I open the door with my butt, because my hands are full. I'm bent at the waist, dragging a big, green garbage bag through the opening – there are sharp things inside and heavy, misshapen things – they catch on the door frame and the bag rips, trailing coffee grounds and kitty litter. I sit in a comfortable chair and the bag is at my feet. When the time is right, I pick the bag up and put it on my lap – the drippings soil my skirt but I cannot, will not put it down...
Dragging a Bag...
That is exactly how I felt in the early days of my recovery from alcohol addiction. Like I was bringing an unwieldy bag of resentment, fear, embarrassment and regret into every room I entered and every conversation I had. Drinking had been such a big part of my life. The result of my drinking had been so catastrophic, it was like I was hesitant to let go of the spectacle.
I’ve heard others say they have experienced the same thing. It’s as if we feel the need to suffer for our misdeeds. Carry the burden, and when we begin to forget, others remind us. It’s like Sisyphus – pushing a bolder up a big hill only to watch it roll down again.

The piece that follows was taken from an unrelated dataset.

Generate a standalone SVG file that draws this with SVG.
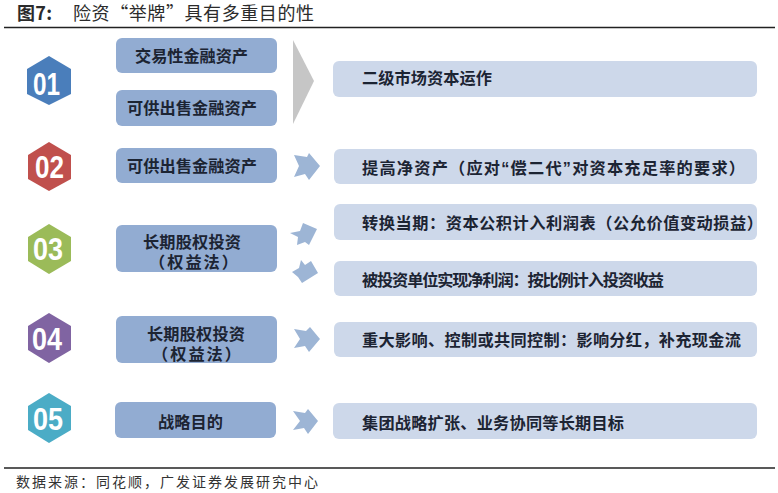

I found, that as time went on, and as I learned to address my issues and forgive myself, the bag I dragged around became smaller. One of those white, tall kitchen bags with the drawstring top. Soon it was the size of a little bathroom bin liner. And finally (at about year two of my sobriety), it seemed to disappear altogether. I had done my apologizing and atoning and I was ready to move on.
But, Should We Forget?
I was in a group meeting a while ago and we were talking about this subject. Someone said, “But should we forget what happened when we were drinking? I mean, shouldn’t we remember it, so we don’t do it again?”
As it happens so many times when I listen to smart people in meetings, it got me thinking. She was right. And because I am a visual thinker, I envisioned myself holding an itty bitty change purse of drinking memories, frugally with two hands. That’s about the size of the baggage we should keep, in my opinion.
Here’s what I’m carrying in my little bag of tricks:
- A small tape recorder that plays every scenario to its ultimate conclusion, so I will never be tempted to glamorize drinking again
- A handful of good memories so that all those years of drinking are not considered a waste of time in my mind
- The names of everybody who helped me
- The names of everybody who still loves me (see above)
- Gratefulness– it’s like the Cat in the Hat’s ZOOM – small but powerful!
- L’Oréal 140 “Mauved” lipstick
What I’m leaving out of my little purse is guilt. And when those people remind me of how messy I was in the drinking days and in the early days of my recovery I’m going to hold up my little bag of memories like a parsimonious granny and say, “I remember that. But I’ve already apologized. And I am sorry, but it’s time to move on.”